The Kingdom, by Witness Lee

More excerpts from this title...

THE APPEARANCE
OF THE KINGDOM

In Matthew 13, there are three parables which indicate the outward appearance of the kingdom. These three parables are: the parable of the tares, the parable of the mustard seed becoming a great tree, and the parable of the leaven. In contrast to the reality of the kingdom of the heavens, these three parables show us matters which are not real and genuine. The tares are false ones. The great tree is not proper. It has grown up out of proportion, not after its kind (Gen. 1:11-12). Furthermore, the leaven indicates something ruined, corrupted, and even corrupting. We all must be very clear concerning these three parables. Then we will be clear where we have to stand. May the Lord give all of us a very clear sky! May He blow away the clouds and the smog and bring us under a clear firmament, a crystal-clear sky (Ezek. 1:22).

TARES

In the second parable, Matthew 13:24-30, the Lord Jesus began to use the phrase, "The kingdom of the heavens was likened to..." The man who sowed good seed in his field was the sower in the first parable, the Lord Jesus Himself. "But while the men slept, his enemy came and sowed tares amidst the wheat and went away" (13:25). We know that this word began to be fulfilled a short while after the day of Pentecost. From the day of Pentecost thousands of believers were added to the church, and some false ones also were added. These were the tares among the wheat. From reading Acts you can realize there was such a possibility. This parable of the tares is related to the church from the beginning of the kingdom of the heavens.
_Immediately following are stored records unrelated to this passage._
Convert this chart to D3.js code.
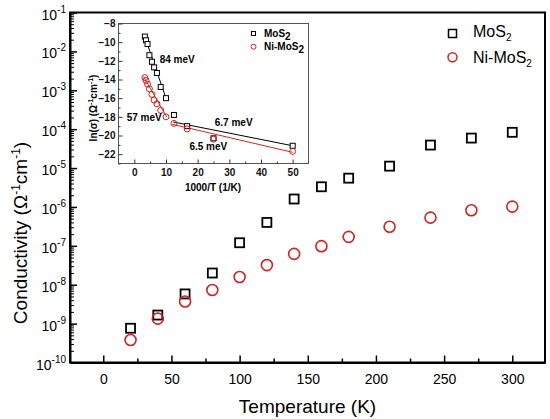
<!DOCTYPE html>
<html>
<head>
<meta charset="utf-8">
<script src="https://cdn.jsdelivr.net/npm/d3@7"></script>
<style>
  body { margin: 0; background: #fff; }
  text { font-family: "Liberation Sans", Arial, sans-serif; }
</style>
</head>
<body>
<svg id="chart" width="550" height="419"></svg>
<script>
// main plot: conductivity vs temperature
var temps = [20, 40, 60, 80, 100, 120, 140, 160, 180, 210, 240, 270, 300];
var sigmaMoS2 = [7.6e-10, 1.66e-9, 5.8e-9, 2.0e-8, 1.2e-7, 4.0e-7, 1.6e-6, 3.3e-6, 5.5e-6, 1.12e-5, 3.9e-5, 5.9e-5, 8.3e-5];
var sigmaNi = [3.8e-10, 1.34e-9, 3.7e-9, 7.3e-9, 1.58e-8, 3.2e-8, 6.2e-8, 9.8e-8, 1.7e-7, 3.1e-7, 5.3e-7, 8.2e-7, 1.02e-6];
var xTicks = [0, 50, 100, 150, 200, 250, 300];
var xMinor = [25, 75, 125, 175, 225, 275];
var yExps = [-10, -9, -8, -7, -6, -5, -4, -3, -2, -1];

// inset: ln(sigma) vs 1000/T
var invT = [3.33, 3.70, 4.17, 4.76, 5.56, 6.25, 7.14, 8.33, 10.0, 12.5, 16.67, 25.0, 50.0];
var lnMoS2 = [-9.4, -9.8, -10.2, -11.4, -12.1, -12.7, -13.3, -14.8, -16.0, -17.8, -19.0, -20.3, -21.1];
var lnNi = [-13.8, -14.1, -14.5, -15.0, -15.6, -16.2, -16.6, -17.3, -18.0, -18.7, -19.3, -20.4, -21.7];
var insetXTicks = [0, 10, 20, 30, 40, 50];
var insetXMinor = [5, 15, 25, 35, 45];
var insetYTicks = [-22, -20, -18, -16, -14, -12, -10, -8];
var insetYMinor = [-23, -21, -19, -17, -15, -13, -11, -9];
var fitMoS2 = [[[3.3, -9.4], [10.1, -16.1]], [[12.3, -18.55], [50, -21.1]]];
var fitNi = [[[2.9, -13.7], [10.2, -18.0]], [[12.0, -18.8], [50, -21.8]]];
var fitLabels = [
  { text: '84 meV', x: 8.0, y: -12.2 },
  { text: '57 meV', x: -2.4, y: -18.4 },
  { text: '6.7 meV', x: 25.4, y: -19.0 },
  { text: '6.5 meV', x: 17.4, y: -21.6 }
];

var RED = '#d02323';
var svg = d3.select('#chart');

var x = d3.scaleLinear().domain([-24.4, 324]).range([70, 545]);
var y = d3.scaleLog().domain([1e-10, 1e-1]).range([362.5, 12.5]);

// frame
svg.append('rect')
  .attr('x', 70).attr('y', 12.5)
  .attr('width', 475).attr('height', 350)
  .attr('fill', 'none').attr('stroke', '#000').attr('stroke-width', 2);

// x axis
var xAxis = svg.append('g')
  .attr('transform', 'translate(0,362.5)')
  .call(d3.axisBottom(x).tickValues(xTicks).tickSizeInner(-7).tickSizeOuter(0).tickPadding(12));
xAxis.select('.domain').attr('stroke-width', 2);
xAxis.selectAll('.tick line').attr('stroke-width', 1.5);
xAxis.selectAll('.tick text').style('font-size', '14px').attr('fill', '#000');

var xAxisMinor = svg.append('g')
  .attr('transform', 'translate(0,362.5)')
  .call(d3.axisBottom(x).tickValues(xMinor).tickSizeInner(-4).tickSizeOuter(0).tickFormat(''));
xAxisMinor.select('.domain').remove();
xAxisMinor.selectAll('.tick line').attr('stroke-width', 1.5);

// y axis (log)
var yMinor = y.ticks().filter(function(v) {
  return Math.abs(Math.log10(v) - Math.round(Math.log10(v))) > 1e-6;
});
var yAxis = svg.append('g')
  .attr('transform', 'translate(70,0)')
  .call(d3.axisLeft(y).tickValues(yExps.map(function(e) { return Math.pow(10, e); }))
    .tickSizeInner(-7).tickSizeOuter(0).tickFormat(''));
yAxis.select('.domain').attr('stroke-width', 2);
yAxis.selectAll('.tick line').attr('stroke-width', 1.5);

var yAxisMinor = svg.append('g')
  .attr('transform', 'translate(70,0)')
  .call(d3.axisLeft(y).tickValues(yMinor).tickSizeInner(-4).tickSizeOuter(0).tickFormat(''));
yAxisMinor.select('.domain').remove();
yAxisMinor.selectAll('.tick line').attr('stroke-width', 1);

var yLab = svg.append('g').selectAll('text')
  .data(yExps).enter().append('text')
  .attr('x', 66)
  .attr('y', function(e) { return y(Math.pow(10, e)) + 7; })
  .attr('text-anchor', 'end')
  .style('font-size', '14px');
yLab.append('tspan').text('10');
yLab.append('tspan').attr('dy', -7).style('font-size', '10px').text(function(e) { return e; });

// axis titles
svg.append('text')
  .attr('x', 307.5).attr('y', 413)
  .attr('text-anchor', 'middle')
  .style('font-size', '19px')
  .text('Temperature (K)');

var yTitle = svg.append('text')
  .attr('transform', 'translate(27,233) rotate(-90)')
  .attr('text-anchor', 'middle')
  .style('font-size', '19px');
yTitle.append('tspan').text('Conductivity (\u03A9');
yTitle.append('tspan').attr('dy', -7).style('font-size', '12px').text('-1');
yTitle.append('tspan').attr('dy', 7).text('cm');
yTitle.append('tspan').attr('dy', -7).style('font-size', '12px').text('-1');
yTitle.append('tspan').attr('dy', 7).text(')');

// main markers
svg.append('g').selectAll('rect')
  .data(temps).enter().append('rect')
  .attr('x', function(t) { return x(t) - 4.5; })
  .attr('y', function(t, i) { return y(sigmaMoS2[i]) - 4.5; })
  .attr('width', 9).attr('height', 9)
  .attr('fill', 'none').attr('stroke', '#000').attr('stroke-width', 1.8);

svg.append('g').selectAll('circle')
  .data(temps).enter().append('circle')
  .attr('cx', function(t) { return x(t); })
  .attr('cy', function(t, i) { return y(sigmaNi[i]); })
  .attr('r', 5.5)
  .attr('fill', 'none').attr('stroke', RED).attr('stroke-width', 1.6);

// main legend
svg.append('rect')
  .attr('x', 448.5).attr('y', 29.5).attr('width', 8).attr('height', 8)
  .attr('fill', 'none').attr('stroke', '#000').attr('stroke-width', 1.5);
svg.append('circle')
  .attr('cx', 452.5).attr('cy', 57.3).attr('r', 4.5)
  .attr('fill', 'none').attr('stroke', RED).attr('stroke-width', 1.5);
[['MoS', 37.3], ['Ni-MoS', 62.7]].forEach(function(d) {
  var t = svg.append('text').attr('x', 473).attr('y', d[1]).style('font-size', '16px');
  t.append('tspan').text(d[0]);
  t.append('tspan').attr('dy', 4).style('font-size', '10px').text('2');
});

// ---------- inset ----------
var ix = d3.scaleLinear().domain([-5, 55]).range([118.5, 308.5]);
var iy = d3.scaleLinear().domain([-23, -8]).range([163.5, 23.5]);
var inset = svg.append('g');

inset.append('rect')
  .attr('x', 118.5).attr('y', 23.5).attr('width', 190).attr('height', 140)
  .attr('fill', '#fff').attr('stroke', '#555').attr('stroke-width', 1);

function insetAxis(gen, vals, size, tr) {
  var g = inset.append('g').attr('transform', tr)
    .call(gen.tickValues(vals).tickSizeInner(size).tickSizeOuter(0));
  g.select('.domain').remove();
  g.selectAll('.tick line').attr('stroke', '#333');
  g.selectAll('.tick text')
    .style('font-size', '10px').style('font-weight', 'bold').attr('fill', '#111');
  return g;
}
insetAxis(d3.axisBottom(ix), insetXTicks, -4, 'translate(0,163.5)').call(function(g) {
  g.selectAll('.tick text').attr('dy', '0.71em').attr('y', 5);
});
insetAxis(d3.axisBottom(ix).tickFormat(''), insetXMinor, -2, 'translate(0,163.5)');
insetAxis(d3.axisLeft(iy), insetYTicks, -4, 'translate(118.5,0)').call(function(g) {
  g.selectAll('.tick text').attr('x', -3);
});
insetAxis(d3.axisLeft(iy).tickFormat(''), insetYMinor, -2, 'translate(118.5,0)');

inset.append('text')
  .attr('x', 213).attr('y', 191)
  .attr('text-anchor', 'middle')
  .style('font-size', '10px').style('font-weight', 'bold')
  .text('1000/T (1/K)');

var iyTitle = inset.append('text')
  .attr('transform', 'translate(97,108) rotate(-90)')
  .attr('text-anchor', 'middle')
  .style('font-size', '10px').style('font-weight', 'bold');
iyTitle.append('tspan').text('ln(\u03C3) (\u03A9');
iyTitle.append('tspan').attr('dy', -4).style('font-size', '7px').text('-1');
iyTitle.append('tspan').attr('dy', 4).text('cm');
iyTitle.append('tspan').attr('dy', -4).style('font-size', '7px').text('-1');
iyTitle.append('tspan').attr('dy', 4).text(')');

var line = d3.line()
  .x(function(d) { return ix(d[0]); })
  .y(function(d) { return iy(d[1]); });

inset.append('g').selectAll('path')
  .data(fitMoS2).enter().append('path')
  .attr('d', line).attr('fill', 'none').attr('stroke', '#000').attr('stroke-width', 1);
inset.append('g').selectAll('path')
  .data(fitNi).enter().append('path')
  .attr('d', line).attr('fill', 'none').attr('stroke', RED).attr('stroke-width', 1);

inset.append('g').selectAll('rect')
  .data(invT).enter().append('rect')
  .attr('x', function(v) { return ix(v) - 2.5; })
  .attr('y', function(v, i) { return iy(lnMoS2[i]) - 2.5; })
  .attr('width', 5).attr('height', 5)
  .attr('fill', '#fff').attr('stroke', '#000').attr('stroke-width', 1);

inset.append('g').selectAll('circle')
  .data(invT).enter().append('circle')
  .attr('cx', function(v) { return ix(v); })
  .attr('cy', function(v, i) { return iy(lnNi[i]); })
  .attr('r', 3)
  .attr('fill', 'none').attr('stroke', RED).attr('stroke-width', 1);

inset.append('g').selectAll('text')
  .data(fitLabels).enter().append('text')
  .attr('x', function(d) { return ix(d.x); })
  .attr('y', function(d) { return iy(d.y); })
  .style('font-size', '10px').style('font-weight', 'bold')
  .text(function(d) { return d.text; });

// inset legend
inset.append('rect')
  .attr('x', 251.5).attr('y', 31.5).attr('width', 4).attr('height', 4)
  .attr('fill', 'none').attr('stroke', '#000').attr('stroke-width', 1);
inset.append('circle')
  .attr('cx', 253.5).attr('cy', 46.7).attr('r', 2.5)
  .attr('fill', 'none').attr('stroke', RED).attr('stroke-width', 1);
[['MoS', 36.5], ['Ni-MoS', 50]].forEach(function(d) {
  var t = inset.append('text').attr('x', 264).attr('y', d[1])
    .style('font-size', '10px').style('font-weight', 'bold');
  t.append('tspan').text(d[0]);
  t.append('tspan').attr('dy', 3).text('2');
});
</script>
</body>
</html>
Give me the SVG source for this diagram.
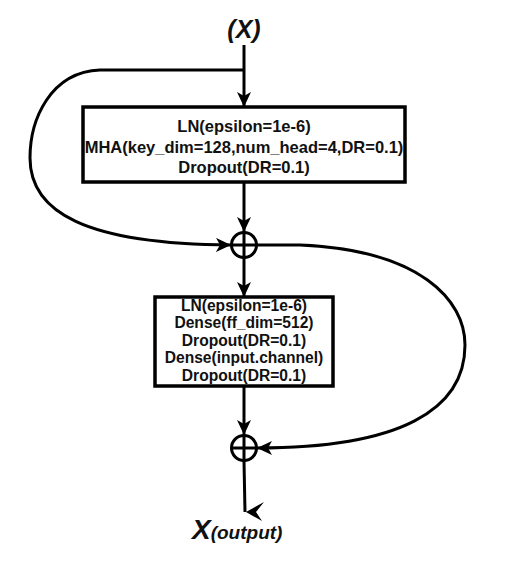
<svg xmlns="http://www.w3.org/2000/svg" width="518" height="566" viewBox="0 0 518 566">
<defs>
<marker id="ah" markerUnits="userSpaceOnUse" markerWidth="16" markerHeight="14" refX="15" refY="7" orient="auto">
<path d="M0,0 L15,7 L0,14 L4,7 z" fill="#000"/>
</marker>
<style>
.ln{fill:none;stroke:#000;stroke-width:3}
.box{fill:#fff;stroke:#000;stroke-width:3.5}
.t{font-family:"Liberation Sans",Arial,sans-serif;font-weight:bold;fill:#111;text-anchor:middle}
.sum{fill:#fff;stroke:#000;stroke-width:3}
</style>
</defs>
<rect width="518" height="566" fill="#fff"/>
<g id="connectors">
<path class="ln" d="M244,45 L244,107" marker-end="url(#ah)"/>
<path class="ln" d="M244,70 L100,70 C50,72 30,120 30,158 C30,212 85,244 231,245" marker-end="url(#ah)"/>
<path class="ln" d="M244,182 L244,232" marker-end="url(#ah)"/>
<path class="ln" d="M244,258 L244,297" marker-end="url(#ah)"/>
<path class="ln" d="M257,245 L300,245 C420,250 465,300 465,345 C465,410 400,448 257,448" marker-end="url(#ah)"/>
<path class="ln" d="M244,386 L244,435" marker-end="url(#ah)"/>
<path class="ln" d="M244,461 L245,512"/>
<path d="M246,512 L264,502 L256,512 L262,521 z" fill="#000"/>
</g>
<g id="input">
<text class="t" x="244" y="38" font-size="25" font-style="italic">(X)</text>
</g>
<g id="block1">
<rect class="box" x="83" y="107" width="322" height="75"/>
<text class="t" x="244" y="132" font-size="16.5">LN(epsilon=1e-6)</text>
<text class="t" x="244" y="153" font-size="16.5">MHA(key_dim=128,num_head=4,DR=0.1)</text>
<text class="t" x="244" y="173" font-size="16.5">Dropout(DR=0.1)</text>
</g>
<g id="add1">
<circle class="sum" cx="244" cy="245" r="12.5"/>
<path class="ln" d="M231.5,245 L256.5,245 M244,232.5 L244,257.5"/>
</g>
<g id="block2">
<rect class="box" x="155" y="297" width="178" height="89"/>
<text class="t" x="244" y="311" font-size="15.6">LN(epsilon=1e-6)</text>
<text class="t" x="244" y="328" font-size="15.6">Dense(ff_dim=512)</text>
<text class="t" x="244" y="346" font-size="15.6">Dropout(DR=0.1)</text>
<text class="t" x="244" y="363" font-size="15.6">Dense(input.channel)</text>
<text class="t" x="244" y="381" font-size="15.6">Dropout(DR=0.1)</text>
</g>
<g id="add2">
<circle class="sum" cx="244" cy="448" r="12.5"/>
<path class="ln" d="M231.5,448 L256.5,448 M244,435.5 L244,460.5"/>
</g>
<g id="output">
<text x="192" y="539" font-family="Liberation Sans,Arial,sans-serif" font-weight="bold" font-style="italic" fill="#111"><tspan font-size="28">X</tspan><tspan font-size="19">(output)</tspan></text>
</g>
</svg>
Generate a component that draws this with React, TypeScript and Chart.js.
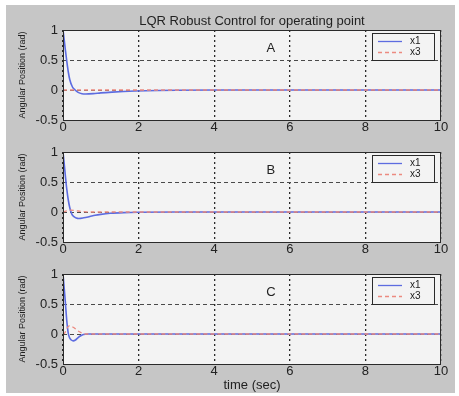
import React, { useEffect, useRef } from "react";
import { Chart, registerables } from "chart.js";

Chart.register(...registerables);

// ---------- data ----------
const TITLE = "LQR Robust Control for operating point";
const Y_LABEL = "Angular Position (rad)";
const X_LABEL = "time (sec)";
const SERIES_NAMES = ["x1", "x3"];
const PANEL_LABELS = ["A", "B", "C"];
const X_TICKS = [0, 2, 4, 6, 8, 10];
const Y_TICKS = [-0.5, 0, 0.5, 1];

// Panel A
const tA_x1 = [0, 0.03, 0.06, 0.1, 0.14, 0.18, 0.25, 0.32, 0.4, 0.5, 0.6, 0.8, 1.0, 1.3, 1.6, 1.9, 2.5, 3.0, 4.0, 10];
const vA_x1 = [1, 0.85, 0.68, 0.48, 0.3, 0.17, 0.05, 0.0, -0.04, -0.062, -0.066, -0.06, -0.048, -0.035, -0.025, -0.017, -0.008, -0.004, 0, 0];
const tA_x3 = [0, 2, 4, 6, 8, 10];
const vA_x3 = [0, 0, 0, 0, 0, 0];

// Panel B
const tB_x1 = [0, 0.03, 0.06, 0.1, 0.14, 0.18, 0.23, 0.29, 0.35, 0.42, 0.55, 0.71, 0.85, 1.0, 1.25, 1.6, 2.0, 3.0, 10];
const vB_x1 = [1, 0.82, 0.62, 0.38, 0.2, 0.07, -0.03, -0.077, -0.1, -0.108, -0.097, -0.075, -0.055, -0.04, -0.022, -0.01, -0.004, 0, 0];
const tB_x3 = [0, 0.1, 0.2, 0.35, 0.5, 0.7, 10];
const vB_x3 = [0, 0.02, 0.03, 0.02, 0.01, 0, 0];

// Panel C
const tC_x1 = [0, 0.03, 0.06, 0.1, 0.14, 0.18, 0.22, 0.27, 0.33, 0.4, 0.47, 0.54, 0.65, 0.8, 10];
const vC_x1 = [1, 0.78, 0.55, 0.22, 0.01, -0.07, -0.1, -0.115, -0.1, -0.06, -0.03, -0.01, 0, 0, 0];
const tC_x3 = [0, 0.05, 0.1, 0.16, 0.22, 0.3, 0.4, 0.5, 0.58, 10];
const vC_x3 = [0, 0.02, 0.09, 0.135, 0.13, 0.1, 0.05, 0.015, 0, 0];

const PANEL_DATA = [
  { t1: tA_x1, v1: vA_x1, t3: tA_x3, v3: vA_x3 },
  { t1: tB_x1, v1: vB_x1, t3: tB_x3, v3: vB_x3 },
  { t1: tC_x1, v1: vC_x1, t3: tC_x3, v3: vC_x3 },
];

// ---------- styles / layout ----------
const FONT = "'Liberation Sans', Arial, Helvetica, sans-serif";
const FIG_BG = "#c6c6c6";
const PLOT_BG = "#f3f3f3";
const TEXT = "#222222";
const BLUE = "#5d6ce0";
const RED = "#ec8a80";
const W = 459;
const H = 396;

const PANELS = [
  { top: 0, height: 136, padTop: 30, xScaleH: 16, title: true, xlabel: false },
  { top: 136, height: 122, padTop: 16, xScaleH: 16, title: false, xlabel: false },
  { top: 258, height: 138, padTop: 16, xScaleH: 32, title: false, xlabel: true },
];

function makePlugin(idx: number, showTitle: boolean) {
  return {
    id: "matlabFrame" + idx,
    beforeDraw(chart: any) {
      const { ctx, chartArea } = chart;
      const { left, top, right, bottom } = chartArea;
      ctx.save();
      ctx.fillStyle = PLOT_BG;
      ctx.fillRect(left, top, right - left, bottom - top);
      ctx.restore();
    },
    afterDraw(chart: any) {
      const { ctx, chartArea, scales } = chart;
      const { left, top, right, bottom } = chartArea;
      ctx.save();
      // frame
      ctx.strokeStyle = "#2a2a2a";
      ctx.lineWidth = 1;
      ctx.setLineDash([]);
      ctx.strokeRect(Math.round(left) + 0.5, Math.round(top) + 0.5, Math.round(right - left) - 1, Math.round(bottom - top));
      // panel label
      ctx.fillStyle = TEXT;
      ctx.font = `13px ${FONT}`;
      ctx.textAlign = "center";
      ctx.textBaseline = "middle";
      ctx.fillText(PANEL_LABELS[idx], scales.x.getPixelForValue(5.5), scales.y.getPixelForValue(0.7));
      // legend
      const lx = right - 69;
      const ly = top + 3;
      const lw = 62;
      const lh = 27;
      ctx.fillStyle = PLOT_BG;
      ctx.fillRect(lx, ly, lw, lh);
      ctx.strokeStyle = "#2a2a2a";
      ctx.lineWidth = 1;
      ctx.strokeRect(Math.round(lx) + 0.5, Math.round(ly) + 0.5, lw, lh);
      const rows = [ly + 8.5, ly + 19.5];
      const colors = [BLUE, RED];
      const dashes = [[], [4, 3]];
      for (let i = 0; i < 2; i++) {
        ctx.strokeStyle = colors[i];
        ctx.lineWidth = 1.3;
        ctx.setLineDash(dashes[i]);
        ctx.beginPath();
        ctx.moveTo(lx + 6, rows[i]);
        ctx.lineTo(lx + 30, rows[i]);
        ctx.stroke();
        ctx.setLineDash([]);
        ctx.fillStyle = TEXT;
        ctx.font = `10px ${FONT}`;
        ctx.textAlign = "left";
        ctx.textBaseline = "middle";
        ctx.fillText(SERIES_NAMES[i], lx + 38, rows[i]);
      }
      if (showTitle) {
        ctx.fillStyle = TEXT;
        ctx.font = `13px ${FONT}`;
        ctx.textAlign = "center";
        ctx.textBaseline = "middle";
        ctx.fillText(TITLE, (left + right) / 2, 21);
      }
      ctx.restore();
    },
  };
}

function Panel({ idx }: { idx: number }) {
  const ref = useRef<HTMLCanvasElement | null>(null);
  const p = PANELS[idx];
  useEffect(() => {
    if (!ref.current) return;
    const d = PANEL_DATA[idx];
    const chart = new Chart(ref.current, {
      type: "line",
      data: {
        datasets: [
          {
            label: SERIES_NAMES[1],
            data: d.t3.map((t, i) => ({ x: t, y: d.v3[i] })),
            borderColor: RED,
            borderWidth: 1.3,
            borderDash: [4, 3],
            pointRadius: 0,
            tension: 0.35,
            cubicInterpolationMode: "monotone",
            fill: false,
          },
          {
            label: SERIES_NAMES[0],
            data: d.t1.map((t, i) => ({ x: t, y: d.v1[i] })),
            borderColor: BLUE,
            borderWidth: 1.6,
            pointRadius: 0,
            tension: 0.35,
            cubicInterpolationMode: "monotone",
            fill: false,
          },
        ],
      },
      options: {
        responsive: false,
        animation: false,
        devicePixelRatio: 1,
        layout: { padding: { left: 0, right: W - 441, top: p.padTop, bottom: 0 } },
        plugins: { legend: { display: false }, tooltip: { enabled: false }, title: { display: false } },
        scales: {
          x: {
            type: "linear",
            min: 0,
            max: 10,
            afterBuildTicks: (s: any) => {
              s.ticks = X_TICKS.map((v) => ({ value: v }));
            },
            afterFit: (s: any) => {
              s.height = p.xScaleH;
            },
            border: { display: false, dash: [2, 3] },
            grid: { color: "#2a2a2a", lineWidth: 1.3, drawTicks: false },
            ticks: {
              color: TEXT,
              font: { family: FONT, size: 13 },
              padding: 0,
              maxRotation: 0,
              callback: (v: any) => String(v),
            },
            title: {
              display: p.xlabel,
              text: X_LABEL,
              color: TEXT,
              font: { family: FONT, size: 13 },
              padding: { top: 0, bottom: 3 },
            },
          },
          y: {
            type: "linear",
            min: -0.5,
            max: 1,
            afterBuildTicks: (s: any) => {
              s.ticks = Y_TICKS.map((v) => ({ value: v }));
            },
            afterFit: (s: any) => {
              s.width = 63;
            },
            border: { display: false, dash: [4, 3] },
            grid: { color: "#4a4a4a", lineWidth: 1, drawTicks: false },
            ticks: {
              color: TEXT,
              font: { family: FONT, size: 13 },
              padding: 5,
              callback: (v: any) => String(v),
            },
            title: {
              display: true,
              text: Y_LABEL,
              color: TEXT,
              font: { family: FONT, size: 9 },
              padding: { top: 17, bottom: 0 },
            },
          },
        },
      },
      plugins: [makePlugin(idx, p.title)],
    } as any);
    return () => chart.destroy();
  }, [idx]);
  return (
    <canvas
      ref={ref}
      width={W}
      height={p.height}
      style={{ position: "absolute", left: 0, top: p.top, width: W, height: p.height }}
    />
  );
}

export default function App() {
  return (
    <div style={{ position: "fixed", left: 0, top: 0, width: W, height: H, background: "#ffffff", overflow: "hidden" }}>
      <div style={{ position: "absolute", left: 6, top: 5, width: 449, height: 388, background: FIG_BG }} />
      {PANELS.map((_, i) => (
        <Panel key={i} idx={i} />
      ))}
    </div>
  );
}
The kingdom of the heavens begins with the second parable, because it is at this time that the Lord uses the phrase the "kingdom of the heavens was likened to." We all need to consider and even to reconsider our situation as to whether we are tares or wheat. We must have the full assurance that we are wheat. What does it mean to be real wheat? If a person really believes in the Lord Jesus—that the Lord Jesus died for his sins, that He was resurrected and that now the Lord Jesus is the life-giving Spirit indwelling him—surely that person is wheat. Some people say that they are Christians and that they believe in the Lord Jesus, but they do not believe that the Bible is the divine revelation of God. Such so-called Christians are surely tares. We should never consider such a person as our brother. To say that we are wheat means we believe that the Bible is the divine revelation of God, fully inspired by the Spirit of God, and it means that we consider the Bible as the final and full authority.

Another group of people who also call themselves Christians do not believe that Jesus is God. Many of them only believe that Christ was a good and superior man. This is a great heresy because they do not believe that Jesus Christ is the Son of God and even God Himself. Such people are also tares.